Mountains, monsoons and mosquitoes: highlights from amphibian biologist Dr Jodi Rowley's diary of her recent field trip to Central Vietnam.

Our team has grown. Along with a skilled ranger from the National Park, we’ve been joined by some men from the local village (from the Ba Na ethnic group). They have an intimate knowledge of the forest, and without their help on the trip, we'd quite literally be lost.

The Ba Na men drove us, two or three per motorbike, to the “end of the road”, where we took to foot. We walked on a narrow path through the forest for less than an hour until we reached a small clearing in the forest, and a wooden hut. This hut will be our "base-camp" in the forest, thanks to Frankfurt Zoological Society, who support primate research in the National Park.

Our plan is to make expeditions from the hut in the valley up to the surrounding mountains (with the expert help of our Ba Na guides- it isn't easy to find your way to a distant mountain peak and back in a night, even with the assistance of GPS).

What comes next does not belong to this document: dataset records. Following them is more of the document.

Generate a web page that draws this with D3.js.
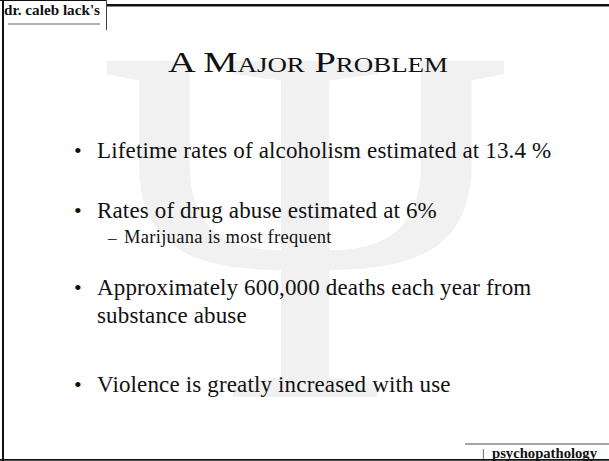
<!DOCTYPE html>
<html><head><meta charset="utf-8">
<script src="https://cdn.jsdelivr.net/npm/d3@7"></script>
<style>html,body{margin:0;padding:0;background:#fff;overflow:hidden}</style>
</head><body>
<script>
const headerLabel = "dr. caleb lack's";
const footerLabel = "psychopathology";
const title = "A Major Problem";
const bullets = [
  ["Lifetime rates of alcoholism estimated at 13.4 %"],
  ["Rates of drug abuse estimated at 6%"],
  ["Approximately 600,000 deaths each year from", "substance abuse"],
  ["Violence is greatly increased with use"]
];
const subBullets = [[], ["Marijuana is most frequent"], [], []];

const W = 609, H = 461;
const serif = "'Liberation Serif', 'Times New Roman', serif";
const svg = d3.select("body").append("svg").attr("width", W).attr("height", H);
svg.append("rect").attr("width", W).attr("height", H).attr("fill", "#fff");

// Psi watermark fitted to target ink box via canvas measurement
const box = {x0: 105, y0: 60, x1: 512, y1: 397};
const cv = document.createElement("canvas").getContext("2d");
const fs = 500;
cv.font = `${fs}px 'Liberation Serif'`;
const m = cv.measureText("\u03A8");
const inkW = m.actualBoundingBoxLeft + m.actualBoundingBoxRight;
const inkH = m.actualBoundingBoxAscent + m.actualBoundingBoxDescent;
const sx = (box.x1 - box.x0) / inkW, sy = (box.y1 - box.y0) / inkH;
svg.append("text")
  .attr("transform", `translate(${box.x0 + m.actualBoundingBoxLeft * sx},${box.y0 + m.actualBoundingBoxAscent * sy}) scale(${sx},${sy})`)
  .attr("font-family", "'Liberation Serif'").attr("font-size", fs)
  .attr("fill", "#f1f1f1").text("\u03A8");

// Frame
svg.append("line").attr("x1", 3).attr("x2", 3).attr("y1", 0).attr("y2", H).attr("stroke", "#111").attr("stroke-width", 2);
svg.append("line").attr("x1", 0).attr("x2", W).attr("y1", 459.8).attr("y2", 459.8).attr("stroke", "#111").attr("stroke-width", 1.8);
svg.append("line").attr("x1", 107).attr("x2", W).attr("y1", 5.2).attr("y2", 5.2).attr("stroke", "#111").attr("stroke-width", 2.5);
svg.append("line").attr("x1", 0).attr("x2", 107).attr("y1", 0.5).attr("y2", 0.5).attr("stroke", "#111").attr("stroke-width", 1);
svg.append("line").attr("x1", 106.5).attr("x2", 106.5).attr("y1", 0).attr("y2", 30).attr("stroke", "#444").attr("stroke-width", 1);
svg.append("line").attr("x1", 8).attr("x2", 100).attr("y1", 24).attr("y2", 24).attr("stroke", "#999").attr("stroke-width", 1.5);
svg.append("text").attr("x", 4).attr("y", 15).attr("font-family", serif).attr("font-weight", "bold")
  .attr("font-size", 14).attr("fill", "#111").attr("textLength", 96).attr("lengthAdjust", "spacingAndGlyphs").text(headerLabel);

// footer
svg.append("line").attr("x1", 465).attr("x2", W).attr("y1", 444).attr("y2", 444).attr("stroke", "#888").attr("stroke-width", 1.5);
svg.append("text").attr("x", 482).attr("y", 458).attr("font-family", serif).attr("font-size", 13).attr("fill", "#111").text("|");
svg.append("text").attr("x", 492).attr("y", 458).attr("font-family", serif).attr("font-weight", "bold")
  .attr("font-size", 14).attr("fill", "#111").attr("textLength", 105).attr("lengthAdjust", "spacingAndGlyphs").text(footerLabel);

// title
svg.append("text").attr("x", 168).attr("y", 72)
  .attr("font-family", serif).attr("font-size", 30).style("font-variant", "small-caps")
  .attr("textLength", 280).attr("lengthAdjust", "spacingAndGlyphs")
  .attr("fill", "#111").text(title);

// bullets
const baseY = [158, 218, 295, 392];
const lineGap = 28;
const textX = 97, bulletX = 74;
bullets.forEach((lines, i) => {
  svg.append("text").attr("x", bulletX).attr("y", baseY[i]).attr("font-family", serif)
    .attr("font-size", 22).attr("fill", "#111").text("\u2022");
  lines.forEach((ln, j) => {
    svg.append("text").attr("x", textX).attr("y", baseY[i] + j * lineGap)
      .attr("font-family", serif).attr("font-size", 23).attr("letter-spacing", 0.15)
      .attr("fill", "#111").text(ln);
  });
  subBullets[i].forEach((s, j) => {
    const y = baseY[i] + 25 + j * 22;
    svg.append("text").attr("x", 108).attr("y", y).attr("font-family", serif)
      .attr("font-size", 17).attr("fill", "#333").text("\u2013");
    svg.append("text").attr("x", 124).attr("y", y).attr("font-family", serif)
      .attr("font-size", 18.5).attr("letter-spacing", 0.3).attr("fill", "#111").text(s);
  });
});
</script>
</body></html>
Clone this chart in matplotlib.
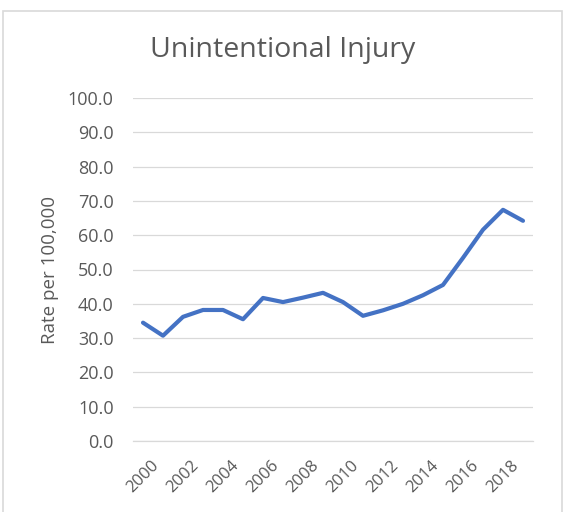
import matplotlib.pyplot as plt
from matplotlib.patches import Rectangle

years = list(range(2000, 2020))
rates = [34.5, 30.7, 36.2, 38.2, 38.2, 35.5, 41.7, 40.5, 41.8, 43.2,
         40.5, 36.5, 38.1, 40.0, 42.5, 45.5, 53.4, 61.6, 67.4, 64.2]
label_years = list(range(2000, 2019, 2))
y_ticks = [i * 10 for i in range(11)]

plt.rcParams['font.family'] = ['Open Sans', 'DejaVu Sans']
text_col = '#595959'
grid_col = '#d9d9d9'

fig = plt.figure(figsize=(5.63, 5.12), dpi=100)
fig.patches.append(Rectangle((3 / 563, -0.1), 559 / 563, 1 - 11 / 512 + 0.1,
                             transform=fig.transFigure, fill=False,
                             edgecolor=grid_col, linewidth=1.2))

ax = fig.add_axes([133 / 563, 1 - 441 / 512, 400 / 563, 343 / 512])
ax.plot(years, rates, color='#4472C4', linewidth=3, solid_capstyle='round',
        solid_joinstyle='round', zorder=3)

ax.set_xlim(1999.5, 2019.5)
ax.set_ylim(0, 100)
ax.set_yticks(y_ticks)
ax.set_yticklabels([f'{v:.1f}' for v in y_ticks])
ax.set_xticks(label_years)
ax.set_xticklabels([str(y) for y in label_years], rotation=45,
                   ha='center', va='top')
ax.tick_params(axis='both', length=0, colors=text_col)
ax.tick_params(axis='y', pad=14, labelsize=13)
ax.tick_params(axis='x', pad=12, labelsize=12)

ax.grid(axis='y', color=grid_col, linewidth=0.9)
ax.set_axisbelow(True)
for s in ['top', 'right', 'left']:
    ax.spines[s].set_visible(False)
ax.spines['bottom'].set_color(grid_col)
ax.spines['bottom'].set_linewidth(0.9)

ax.set_ylabel('Rate per 100,000', fontsize=13.5, color=text_col, labelpad=6)
fig.text(283 / 563, 1 - 50 / 512, 'Unintentional Injury', fontsize=20.5,
         color=text_col, ha='center', va='center')

fig.savefig('out.png', dpi=100)
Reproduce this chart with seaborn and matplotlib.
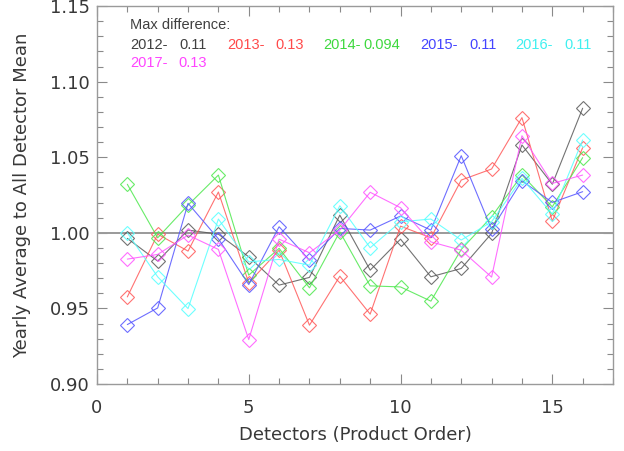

I feel like I’m “cheating” staying in a hut, but I’m also quite relieved. We’re at about 1000 m elevation, the forest is good (especially for being so close to villages), and having a roof over my hammock in the monsoon season is an amazing luxury.

For our first night we survey upstream from the hut, in the thickly forested valley. It’s really exciting on the first night- being in a new place and seeing what frogs are around. The most common of all is a medium-sized green or brown cascade frog (belonging to the genus Odorrana). Males chirp from the thick vegetation around the stream.